A spiral, growing incrementally in width, is in fact the figure through which D'Olivo translated into physical reality the principle of attention to the territory that underlies the entire project: by renouncing the conventional scheme of streets perpendicular to the coastline, by renouncing a development in continuous sequences of lots, the pine forest and the existing landscape with all its specificities are integrated into the design and, finally, into the development itself, as also the planned architectural types are meant to demonstrate. An “slightly American” beach, Pasolini would call it, in which the spirit of landscape project had nonetheless been breathed. A few years after the beginning of the story, it was August 1954, Domus – which already two years earlier had presented D’Olivo’s projects putting them in continuity with those by Wright – published on issue 297 a selection of drawings and early photographs of Lignano Sabbiadoro in the act of growing as a pilot experiment of an urban planning closer perhaps to the concept of territory than to the concept itself of city.

Domus 297, August 1954

South of Latisana, a vacation center under construction at the mouths of the Tagliamento River

There is a sandy peninsula, south of Latisana, at the mouth of the Tagliamento River: Lignano Pineta, where a vacation center will be built. A former hunting reserve with beautiful vegetation. Heather, broom, Austrian red pines, sea pine, reeds, on land completely untouched by buildings. An extension of nine kilometers by six of fine sandy dune beach. Eels, turbot, lagoon fishing, foxes, hares.

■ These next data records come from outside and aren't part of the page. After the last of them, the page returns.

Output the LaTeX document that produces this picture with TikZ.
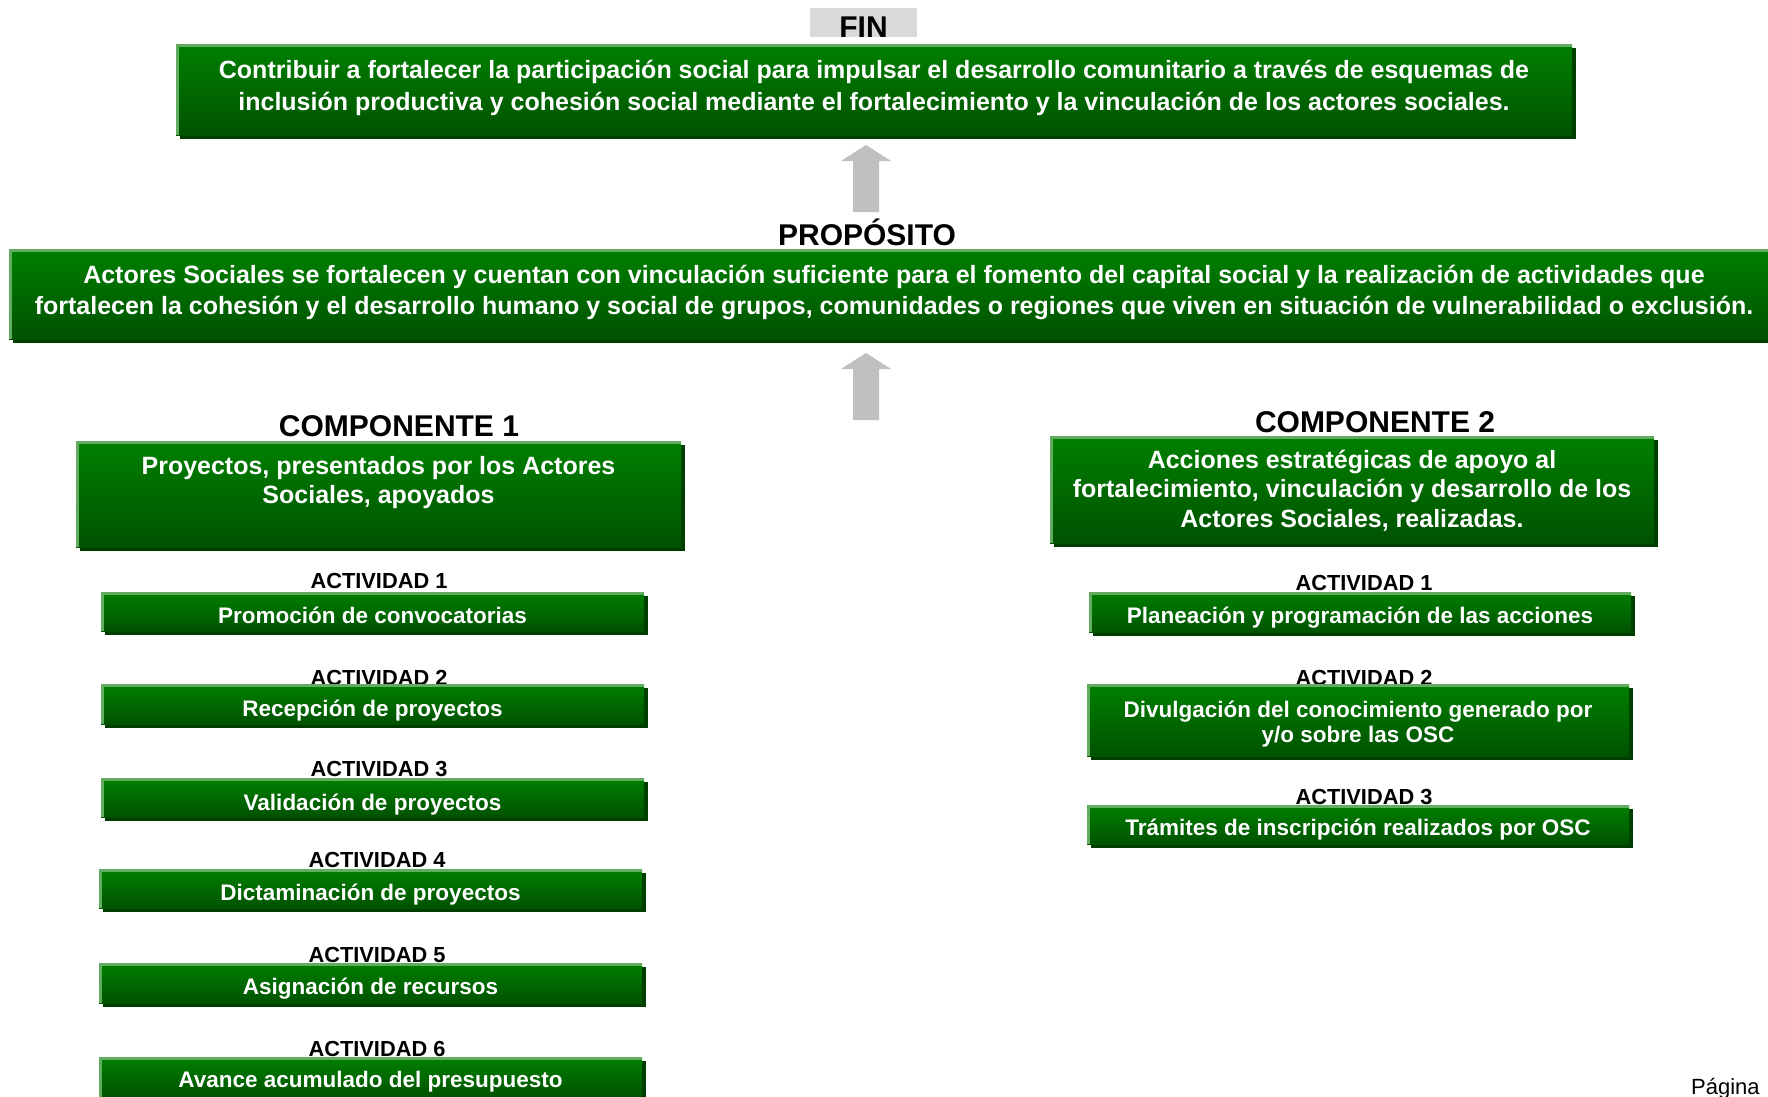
\documentclass[tikz,border=0pt]{standalone}
\usepackage{fontspec}
\setmainfont{Liberation Sans}
\lineskiplimit=-100pt
\definecolor{gtop}{RGB}{0,128,0}
\definecolor{gbot}{RGB}{0,82,0}
\definecolor{glight}{RGB}{98,172,98}
\definecolor{gshadow}{RGB}{0,62,0}
\definecolor{arrowgray}{RGB}{192,192,192}
\definecolor{fingray}{RGB}{217,217,217}
\newcommand\fintxt{\bfseries\fontsize{25}{32}\selectfont}
\newcommand\proptxt{\bfseries\fontsize{25}{31}\selectfont}
\newcommand\comptxt{\bfseries\fontsize{25}{29.75}\selectfont}
\newcommand\acttxt{\bfseries\fontsize{22.5}{25}\selectfont}
\newcommand\actlbltxt{\bfseries\fontsize{21.8}{24}\selectfont}
\newcommand\ttltxt{\bfseries\fontsize{30}{34}\selectfont}
% #1 name, #2 options, #3 x1, #4 y1, #5 x2, #6 y2, #7 first baseline, #8 (lines-1)*skip, #9 text
\newcommand\GreenBox[9]{%
  \pgfmathsetmacro\gbDiff{2*(#7-(#4+#6)/2)+#8}%
  \pgfmathsetmacro\gbA{max(24,\gbDiff+6)}%
  \pgfmathsetmacro\gbD{\gbA-\gbDiff}%
  \pgfmathsetmacro\gbW{#5-#3}%
  \pgfmathsetmacro\gbH{#6-#4}%
  \fill[gshadow] ({#3+4},{#4+4}) rectangle ({#5+4},{#6+4});
  \node[gbox,#2,minimum width=\gbW pt,minimum height=\gbH pt] (#1) at ({(#3+#5)/2},{(#4+#6)/2}) {\rule{0pt}{\gbA pt}#9\rule[-\gbD pt]{0pt}{\gbD pt}};
  \draw[glight,line width=3pt] ([xshift=1.5pt]#1.south west) -- ([xshift=1.5pt,yshift=-1.5pt]#1.north west) -- ([yshift=-1.5pt]#1.north east);
}
\begin{document}
\begin{tikzpicture}[x=1pt,y=-1pt,
  gbox/.style={draw=none,top color=gtop,bottom color=gbot,text=white,align=center,inner sep=0pt},
  ttl/.style={font=\ttltxt,inner sep=0pt,anchor=base},
  actlabel/.style={font=\actlbltxt,inner sep=0pt,anchor=base},
  blockarrow/.style={fill=arrowgray}]
\useasboundingbox (0,0) rectangle (1768,1096);
\fill[white] (0,0) rectangle (1768,1096);

% FIN
\node[fill=fingray,minimum width=107pt,minimum height=27pt,inner sep=0pt,font=\ttltxt,text height=29pt,text depth=0pt] (finlbl) at (863.5,22.5) {FIN};
\GreenBox{fin}{font=\fintxt}{176}{44}{1572}{135}{78}{32}{Contribuir a fortalecer la participación social para impulsar el desarrollo comunitario a través de esquemas de\\inclusión productiva y cohesión social mediante el fortalecimiento y la vinculación de los actores sociales.}

% arrow 1
\coordinate (arrA) at (866,212);
\fill[blockarrow] (arrA) ++(-13,0) -- ++(0,-51) -- ++(-12,0) -- ++(25,-16) -- ++(25,16) -- ++(-12,0) -- ++(0,51) -- cycle;

% PROPOSITO
\node[ttl] (proplbl) at (867,245) {PROPÓSITO};
\GreenBox{prop}{font=\proptxt}{9}{249}{1779}{339}{283}{31}{Actores Sociales se fortalecen y cuentan con vinculación suficiente para el fomento del capital social y la realización de actividades que\\fortalecen la cohesión y el desarrollo humano y social de grupos, comunidades o regiones que viven en situación de vulnerabilidad o exclusión.}

% arrow 2
\coordinate (arrB) at (866,420);
\fill[blockarrow] (arrB) ++(-13,0) -- ++(0,-51) -- ++(-12,0) -- ++(25,-16) -- ++(25,16) -- ++(-12,0) -- ++(0,51) -- cycle;

% COMPONENTE 1
\node[ttl] (c1lbl) at (399,436) {COMPONENTE 1};
\GreenBox{comp1}{font=\comptxt}{76}{441}{681}{547}{474}{29.75}{Proyectos, presentados por los Actores\\Sociales, apoyados}

% COMPONENTE 2
\node[ttl] (c2lbl) at (1375,432) {COMPONENTE 2};
\GreenBox{comp2}{font=\comptxt}{1050}{436}{1654}{543}{468}{59.5}{Acciones estratégicas de apoyo al\\fortalecimiento, vinculación y desarrollo de los\\Actores Sociales, realizadas.}

% Left activities
\node[actlabel] (lal1) at (379,588) {ACTIVIDAD 1};
\GreenBox{la1}{font=\acttxt}{101}{592}{644}{631}{623}{0}{Promoción de convocatorias}
\node[actlabel] (lal2) at (379,685) {ACTIVIDAD 2};
\GreenBox{la2}{font=\acttxt}{101}{684}{644}{724}{716}{0}{Recepción de proyectos}
\node[actlabel] (lal3) at (379,776) {ACTIVIDAD 3};
\GreenBox{la3}{font=\acttxt}{101}{778}{644}{817}{810}{0}{Validación de proyectos}
\node[actlabel] (lal4) at (377,867) {ACTIVIDAD 4};
\GreenBox{la4}{font=\acttxt}{99}{869}{642}{908}{900}{0}{Dictaminación de proyectos}
\node[actlabel] (lal5) at (377,962) {ACTIVIDAD 5};
\GreenBox{la5}{font=\acttxt}{99}{963}{642}{1003}{994}{0}{Asignación de recursos}
\node[actlabel] (lal6) at (377,1056) {ACTIVIDAD 6};
\GreenBox{la6}{font=\acttxt}{99}{1057}{642}{1097}{1087}{0}{Avance acumulado del presupuesto}

% Right activities
\node[actlabel] (ral1) at (1364,590) {ACTIVIDAD 1};
\GreenBox{ra1}{font=\acttxt}{1089}{592}{1631}{632}{623}{0}{Planeación y programación de las acciones}
\node[actlabel] (ral2) at (1364,685) {ACTIVIDAD 2};
\GreenBox{ra2}{font=\acttxt}{1087}{684}{1629}{756}{717}{25}{Divulgación del conocimiento generado por\\y/o sobre las OSC}
\node[actlabel] (ral3) at (1364,804) {ACTIVIDAD 3};
\GreenBox{ra3}{font=\acttxt}{1087}{805}{1629}{844}{835}{0}{Trámites de inscripción realizados por OSC}

% page footer
\node[font=\fontsize{22}{26}\selectfont,inner sep=0pt,anchor=base west] (pagina) at (1691,1094) {Página};
\end{tikzpicture}
\end{document}
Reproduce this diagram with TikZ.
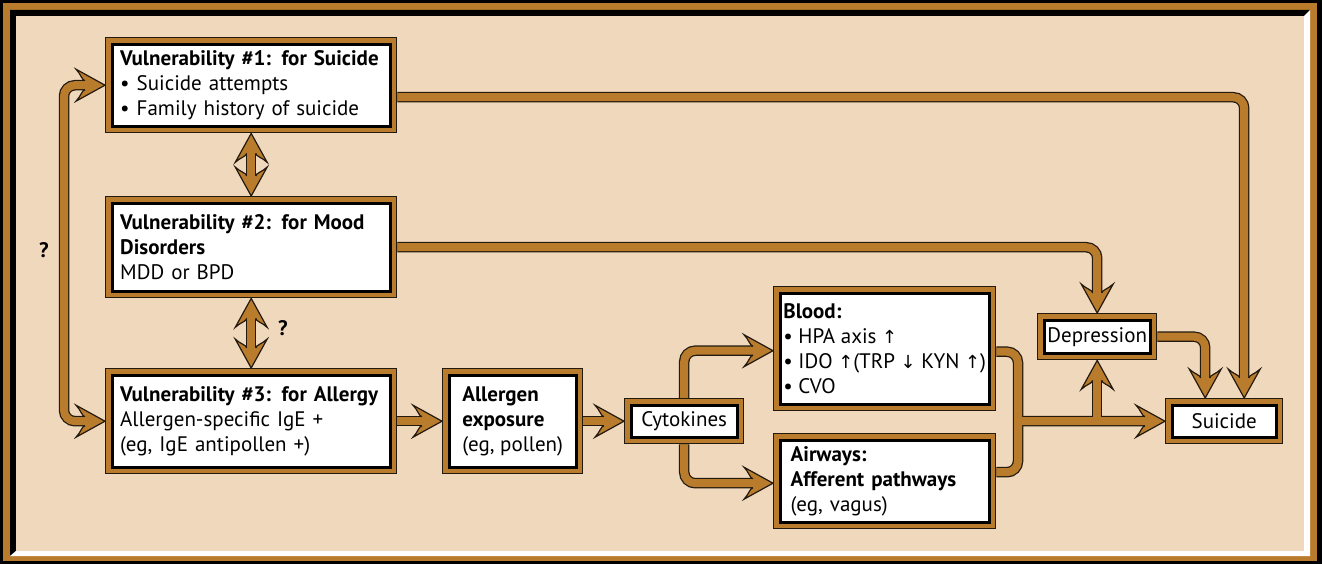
\documentclass[tikz,border=0pt]{standalone}
\usepackage{fontspec}
\setmainfont{PT Sans}
\newfontfamily\arr{DejaVu Sans}
\usetikzlibrary{calc}
\definecolor{brn}{HTML}{B97C2C}
\definecolor{dk}{HTML}{231A0F}
\definecolor{bg}{HTML}{F0D8BD}
\pgfdeclarelayer{background}
\pgfdeclarelayer{lineback}
\pgfdeclarelayer{linefront}
\pgfdeclarelayer{heads}
\pgfsetlayers{background,lineback,linefront,heads,main}
\tikzset{
  box/.style={draw=black, line width=3pt, fill=white,
    preaction={draw=dk, line width=14.4pt},
    preaction={draw=brn, line width=12.4pt},
    outer sep=7.2pt, inner sep=0pt, align=left, anchor=north west,
    font=\fontsize{21}{25}\selectfont},
  cback/.style={draw=dk, line width=10.5pt, rounded corners=11pt},
  cfront/.style={draw=brn, line width=8pt, rounded corners=11pt},
  qmark/.style={font=\bfseries\fontsize{21}{25}\selectfont}
}
\newcommand\conn[2][]{%
  \begin{pgfonlayer}{lineback}\draw[cback,#1] #2;\end{pgfonlayer}%
  \begin{pgfonlayer}{linefront}\draw[cfront,#1] #2;\end{pgfonlayer}}
\newcommand\ahead[2]{%
  \begin{pgfonlayer}{heads}
  \fill[brn, shift={#1}, rotate=#2] (0,0) -- (-29,16) .. controls (-24,11) and (-23,4.6) .. (-20,4.6)
     -- (-20,-4.6) .. controls (-23,-4.6) and (-24,-11) .. (-29,-16) -- cycle;
  \draw[dk, line width=1.2pt, line join=miter, shift={#1}, rotate=#2] (-20,4.6) .. controls (-23,4.6) and (-24,11) .. (-29,16)
     -- (0,0) -- (-29,-16) .. controls (-24,-11) and (-23,-4.6) .. (-20,-4.6);
  \end{pgfonlayer}}
\newcommand\up{{\arr\fontsize{18}{25}\selectfont ↑}}
\newcommand\dn{{\arr\fontsize{18}{25}\selectfont ↓}}
\begin{document}
\begin{tikzpicture}[x=1pt, y=-1pt]
\useasboundingbox (0,0) rectangle (1322,564);
\begin{pgfonlayer}{background}
  \fill[black] (0,0) rectangle (1322,564);
  \fill[brn] (3,3) rectangle (1317,561);
  \fill[black] (10,10) -- (1310,10) -- (1304,16) -- (16,16) -- (16,551) -- (10,556) -- cycle;
  \fill[white] (1310,10) -- (1310,556) -- (10,556) -- (16,551) -- (1304,551) -- (1304,16) -- cycle;
  \fill[bg] (16,16) rectangle (1304,551);
\end{pgfonlayer}

\node[box, minimum width=278, minimum height=82, text width=262] (v1) at (105,37)
  {\textbf{Vulnerability \#1: for Suicide}\\\textbullet\ Suicide attempts\\\textbullet\ Family history of suicide};
\node[box, minimum width=278, minimum height=88, text width=262] (v2) at (105,196)
  {\textbf{Vulnerability \#2: for Mood}\\\textbf{Disorders}\\MDD or BPD};
\node[box, minimum width=278, minimum height=92, text width=262] (v3) at (105,368)
  {\textbf{Vulnerability \#3: for Allergy}\\Allergen-specific IgE +\\(eg, IgE antipollen +)};
\node[box, minimum width=127, minimum height=92] (al) at (442,368)
  {\textbf{Allergen}\\\textbf{exposure}\\(eg, pollen)};
\node[box, minimum width=106, minimum height=32, align=center] (cy) at (624,398) {Cytokines};
\node[box, minimum width=209, minimum height=111] (bl) at (773,286)
  {\textbf{Blood:}\\\textbullet\ HPA axis \up\\\textbullet\ IDO \up(TRP \dn\ KYN \up)\\\textbullet\ CVO};
\node[box, minimum width=209, minimum height=82, text width=188] (aw) at (773,433)
  {\textbf{Airways:}\\\textbf{Afferent pathways}\\(eg, vagus)};
\node[box, minimum width=106, minimum height=33, align=center] (dep) at (1037,313) {Depression};
\node[box, minimum width=104, minimum height=32, align=center] (su) at (1165,398) {Suicide};
\node[qmark] (q1) at (44,250) {?};
\node[qmark] (q2) at (283,328) {?};
\coordinate (j) at (1018,421);

\conn[shorten >=19pt]{($(v1.east)+(0,12)$) -| ($(su.north)+(20,0)$)}
\ahead{($(su.north)+(20,0)$)}{-90}
\conn[shorten >=19pt]{(v2.east) -| (dep.north)}
\ahead{(dep.north)}{-90}
\conn[shorten >=19pt]{(dep.east) -| ($(su.north)+(-19,0)$)}
\ahead{($(su.north)+(-19,0)$)}{-90}
\conn[shorten <=19pt, shorten >=19pt]{(v1.south) -- (v2.north)}
\ahead{(v1.south)}{90}
\ahead{(v2.north)}{-90}
\conn[shorten <=19pt, shorten >=19pt]{(v2.south) -- (v3.north)}
\ahead{(v2.south)}{90}
\ahead{(v3.north)}{-90}
\conn[shorten <=19pt, shorten >=19pt]{(v3.west) -- ++(-41,0) |- (v1.west)}
\ahead{(v3.west)}{0}
\ahead{(v1.west)}{0}
\conn[shorten >=19pt]{(v3.east) -- (al.west)}
\ahead{(al.west)}{0}
\conn[shorten >=19pt]{(al.east) -- (cy.west)}
\ahead{(cy.west)}{0}
\conn[shorten >=19pt]{(cy.north) |- ($(bl.west)+(0,2)$)}
\ahead{($(bl.west)+(0,2)$)}{0}
\conn[shorten >=19pt]{(cy.south) |- ($(aw.west)+(0,2)$)}
\ahead{($(aw.west)+(0,2)$)}{0}
\conn{($(bl.east)+(0,3)$) -| (j)}
\conn{($(aw.east)+(0,-9)$) -| (j)}
\conn[shorten >=19pt]{(j) -- (su.west)}
\ahead{(su.west)}{0}
\conn[shorten >=19pt]{(j -| dep.south) -- (dep.south)}
\ahead{(dep.south)}{90}
\end{tikzpicture}
\end{document}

On the tip of the Lignano peninsula a seaside settlement was established about twenty years ago; the rest had remained completely untouched until a few months ago. A group of Venetians, of privates, thought of tracing in the virgin area one or two roads with an outlet to the sea, to subdivide and sell and create campsites.

Domus 297, August 1954

Architect Marcello D’Olivo was called to guide them in their undertaking. There were a great number of site inspections; and there it became evident that, should roads perpendicular to the sea be opened and any building development be given way, these roads would automatically generate their own perpendiculars, and within such network would in a very short time disrupt the beauty of the place, consisting of its vegetation. D'Olivo, having settled on site in a wooden shack, studied the master plan of the place as well as of the whole peninsula in general. His basic concern was to introduce roads, houses, hotels, stores, without altering the feeling of the forest. And he solved this problem with a system of curved roads with different centers: the different landscapes, dunes, pines, glades, sea, beach, are therefore appearing before one’s eyes in a continuous and unexpected unfolding.

Domus 297, August 1954

Having defined the plans, and the structural principles, it took the men, the craftsmen and wall builders, who would build, on site, in the way the place was requiring, and in a way that everything could cost very little. Then the team of Ermenegildo Ursella and his four sons, Friulians, bricklayers for generations, made their appearance: these men dived into the construction process with pioneer enthusiasm and industrial organization at the same time.

This organization of theirs is of a very special kind: a modern form of the medieval artisan community; the workers are trained within the community itself, through a school – their school in Buie – in which the boys begin at fourteen, then at eighteen they are carpenter masons, and master builders at twenty-five. And the school itself is a production site for work.

Domus 297, August 1954

Having opened the roads in the green pine forest, it was a matter of starting to build and establishing a certain direction that would condition and guide the buildings and their development. Here, materials should have no cladding. Where possible, buildings should be detached from the ground to make way for underbrush vegetation. Dwellings, among the greenery, must be ventilated in all directions. These are the basic features of the buildings, the first of which to be built was along the “great street”. All the shops – the bars, cafes, restaurants, ice cream parlors – were combined into a single building that winds in successive bodies for six hundred meters along the two parallel arteries that spiral from the center towards the sea collecting all the other streets.

Domus 297, August 1954

After the stores building, the construction of housing buildings in Lignano began: single and row holiday houses, and a camping center. On the following pages we illustrate some of these buildings, in the different stages of their construction or design.

Domus 297, August 1954

The peninsula of Lignano is stunning. Its vegetation, colors, and sky make it a geographically indefinite piece of land: there are Canadian corners, bits of Scandinavia, sudden African landscapes, glades reminiscent of the Far East.